Tuesday, August 22, 2006

The Well Loved Stranger, presentation by Valerie Grove, reviewed by Jack Degree

When, recently, I attended a presentation by Valerie Grove, who was going to talk about her new biography of Laurie Lee, I overheard two other writers in conversation during the preceding hush. The first said that she had reinvigorated her career as an editor. The other, a poet, smiled remotely and wasn't at all surprised. 'In a sense,' he said, 'the act of writing is already an act of editing' - meaning that, before the world has a chance to besmear their texts, all writers' texts come as it were pre-sanified. Since then I have learnt that distant smile myself, and think I might even apply it in what I have to say about Grove and her Lee biography - for that in itself was a huge editorial task. The talk took place at the annual congress of the West Country Writers' Association, in Torquay.

Her whole undertaking was done in triplicate. First (or last) was the hour or so that Valerie Grove, who also writes for the Sunday Times, had been allotted to tell us about Laurie Lee. Of course, she had gone this way before (the second or middle edit), with her book The Well Loved Stranger. It's a tome that touches the scales at well over 500pp, so to what extent did she massage her voluminous material into a brief, one-hour talk?

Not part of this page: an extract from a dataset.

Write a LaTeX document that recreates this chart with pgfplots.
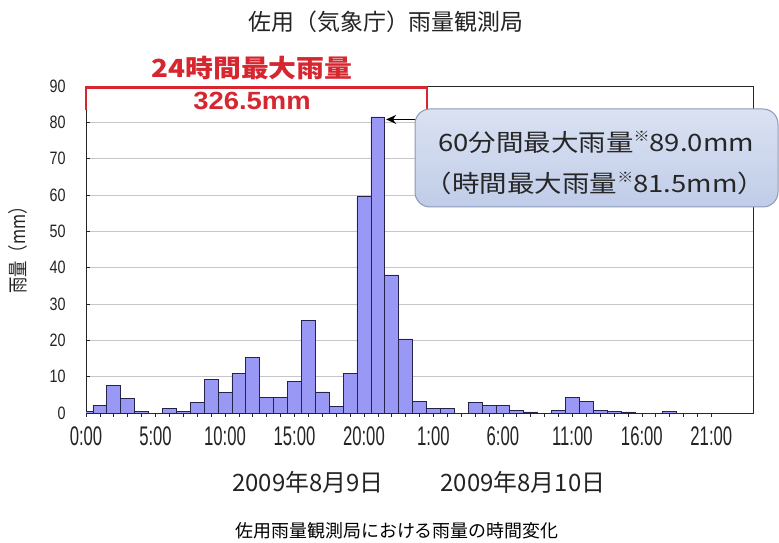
\documentclass[border=0pt]{standalone}
\usepackage{fontspec}
\setmainfont{Liberation Sans}
\newfontfamily\jp{Noto Sans CJK JP}
\usepackage{graphicx}
\usepackage{pgfplots}
\pgfplotsset{compat=1.18}
\usetikzlibrary{arrows.meta}
\definecolor{barfill}{RGB}{153,153,245}
\definecolor{baredge}{RGB}{35,35,75}
\definecolor{redbr}{RGB}{214,38,48}
\definecolor{txt}{RGB}{35,35,35}
\definecolor{boxtop}{RGB}{218,226,242}
\definecolor{boxbot}{RGB}{192,204,232}
\definecolor{boxedge}{RGB}{140,152,185}
\newcommand\xl[1]{\scalebox{0.62}[1]{#1}}
\newcommand\yl[1]{\scalebox{0.8}[1]{#1}}
\newcommand\kome{\raisebox{0.4em}{\fontsize{14}{14}\selectfont ※}}
\begin{document}
\begin{tikzpicture}[x=1bp,y=1bp]
\path[use as bounding box] (0,0) rectangle (779,543);
\begin{axis}[
 at={(86bp,130bp)}, anchor=south west,
 scale only axis, width=667bp, height=327bp,
 xmin=0, xmax=48, ymin=0, ymax=90,
 clip mode=individual,
 axis line style={black!85, line width=0.8bp},
 ytick={0,10,20,30,40,50,60,70,80,90},
 yticklabels={\yl{0},\yl{10},\yl{20},\yl{30},\yl{40},\yl{50},\yl{60},\yl{70},\yl{80},\yl{90}},
 xtick={0,5,10,15,20,25,30,35,40,45},
 xticklabels={\xl{0:00},\xl{5:00},\xl{10:00},\xl{15:00},\xl{20:00},\xl{1:00},\xl{6:00},\xl{11:00},\xl{16:00},\xl{21:00}},
 minor x tick num=4,
 tick align=inside, major tick length=4bp, minor tick length=4bp,
 xtick pos=bottom, ytick pos=left,
 ymajorgrids, grid style={gray!45, line width=0.8bp},
 tick style={black!85, line width=0.6bp},
 yticklabel style={font=\fontsize{18}{18}\selectfont, text=txt, xshift=-17bp},
 xticklabel style={font=\fontsize{27}{27}\selectfont, text=txt, yshift=-6bp},
 ybar, bar width=1, bar shift=0pt,
]
\addplot[fill=barfill, draw=baredge, line width=0.7bp] coordinates {
 (0,0.5) (1,2.0) (2,7.5) (3,4.0) (4,0.5) (6,1.3) (7,0.5) (8,3.0) (9,9.2)
 (10,5.7) (11,10.9) (12,15.3) (13,4.2) (14,4.2) (15,8.8) (16,25.4) (17,5.8)
 (18,1.9) (19,10.9) (20,59.5) (21,81.5) (22,38.0) (23,20.4) (24,3.3) (25,1.3)
 (26,1.3) (28,3.0) (29,2.0) (30,2.0) (31,0.8) (32,0.3) (34,0.7) (35,4.2)
 (36,3.3) (37,0.8) (38,0.5) (39,0.3) (42,0.4)
};
\draw[redbr, line width=2.2bp] (axis cs:0,83.5) -- (axis cs:0,89.6) -- (axis cs:24.53,89.6) -- (axis cs:24.53,83.5);
\draw[-{Stealth[length=10bp,width=9bp]}, line width=1.3bp] (axis cs:23.9,80.8) -- (axis cs:21.6,80.8);
\end{axis}
\node[text=txt, font=\jp\fontsize{23}{23}\selectfont] at (386,521) {佐用（気象庁）雨量観測局};
\node[text=redbr, font=\jp\bfseries\fontsize{25}{25}\selectfont] at (252,475) {\scalebox{1.12}[1]{24時間最大雨量}};
\node[text=redbr, font=\bfseries\fontsize{25}{25}\selectfont] at (252,442) {\scalebox{1.1}[1]{326.5mm}};
\draw[boxedge, line width=1bp, rounded corners=15bp, top color=boxtop, bottom color=boxbot] (415,336) rectangle (778,434);
\node[text=black!85, font=\jp\fontsize{24}{24}\selectfont] at (596,401) {\scalebox{1.15}[1]{60分間最大雨量\kome 89.0mm}};
\node[text=black!85, font=\jp\fontsize{24}{24}\selectfont] at (595,360) {\scalebox{1.15}[1]{（時間最大雨量\kome 81.5mm）}};
\node[rotate=90, font=\jp\fontsize{20}{20}\selectfont, text=txt] at (18,297) {\scalebox{0.82}[1]{雨量（mm）}};
\node[text=txt, font=\jp\fontsize{24}{24}\selectfont] at (308,61) {2009年8月9日};
\node[text=txt, font=\jp\fontsize{24}{24}\selectfont] at (523,61) {2009年8月10日};
\node[text=black, font=\jp\fontsize{18}{18}\selectfont] at (397,12) {佐用雨量観測局における雨量の時間変化};
\end{tikzpicture}
\end{document}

With apparent ease, is the answer, conveying in one truncated noon the direction, character and ethos of her book, tracing the charmed life of the charming Laurie Lee, from the panache and magnetism of his youth, to the irascibility and slightly jaded view of human affairs in his middle and later years.

Cider with Rosie apart, the essence of his life and career - as a kind of indivisible whole - were the women or Muses in his life, his early rejection of civic norms (he was a troubadour, seven or eight hundred years after that heyday), and the sheer good fortune in the social connections he made (he a humble rural lad). He loved intensely. He crossed the Pyrenees and slept beneath the stars. He sang - or rather caressed his violin - for his supper. He saw Spain in the 1930s, and like so many disinterested Englishmen aligned himself to the Republican cause. Also he wrote poetry - and books, and plays, and turned out hackwork - his emphasis a crafted lyricism in an era of otherwise modish verism. Also he suffered from epilepsy, a physiological syntax he never quite edited out, though he did take steps to conceal it from those he most cared about. All this has been honestly rendered.

Yet there is, isn't there, something unearthly, something supernatural about the whole business of biography, a life like an established work of art as finished, objectified, sooner or later summarised. Anthony Burgess, somewhere at the outset of his own memoirs (vol. 1, Little Wilson and Big God), mused aloud that he had better write the account himself before somebody else did, so subjecting his life to his own choice of filters and interdict - all, as that poet from my opening paragraph might say, a question of editing himself. It raises the question, how does a biographer distil from that unstable and multifarious text - a person's life - the novel-size edition? In Valerie Grove's case, in dealing with the well loved Lee, there was a heap of correspondence, and the views of people who knew him, importantly an autobiographical oeuvre, and, more decisive perhaps than these (those filters and interdicts) the diaries of Lee himself - he the prime editor. Spawned, incidentally, is another set of choices, made by me in writing this, and the way I have sharpened my nib - the pressures and external weights scribing it to one final thought on this whole tricky area of authorial immortality: Is it not all just a fiction
anyway?

Valerie Grove's Laurie Lee, the Well Loved Stranger was published by Viking in 1999.